In recent years, they are also adopted for electromagnetic shielding aprons and wallpapers protecting computer operators from the electromagnetic interference.

This volume introduces a new plating technology that used to be considered impossible.

Plating on functional glass

Electroless plating can be applied directly on silica glass and borosilicate glass (PYREX), in order to bond them with other metal and ceramic materials and to form an electric circuit or electrodes on the surface, while taking advantage of the characteristics of functional glass. Plating on the glass surfaces used to be done by dry plating, such as vacuum deposition and sputtering.
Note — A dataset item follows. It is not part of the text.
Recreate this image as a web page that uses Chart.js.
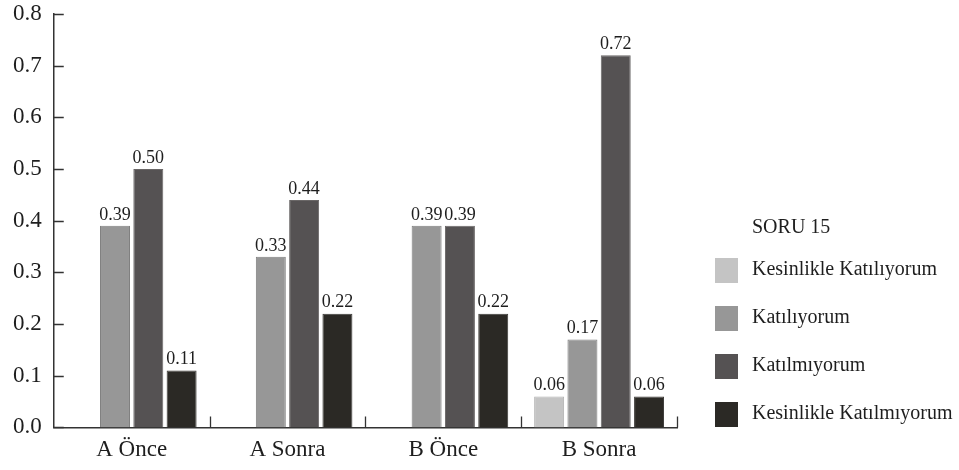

However, its high cost and poor adhesion performance were the problem.
In this new plating technology, the glass surface and the plating film are chemically bonded, instead of going through the etching process where the adhesion between the glass surface and the plating film is enhanced by the anchor effect.
After rinsing and moisturizing the glass surface, the surface is treated with processes to enhance the chemical bonding. After the catalytic activation, electroless nickel plating is applied.
Then, various types of electroplating or electroless plating are applied depending on the usages.
The application examples include a pressure sensor using the PYREX glass tubes coated with nickel-gold plating inside and out, and the outer surface of a communication quartz optical fiber coated with electroless nickel plating in order to prevent light diffusion and noise generation.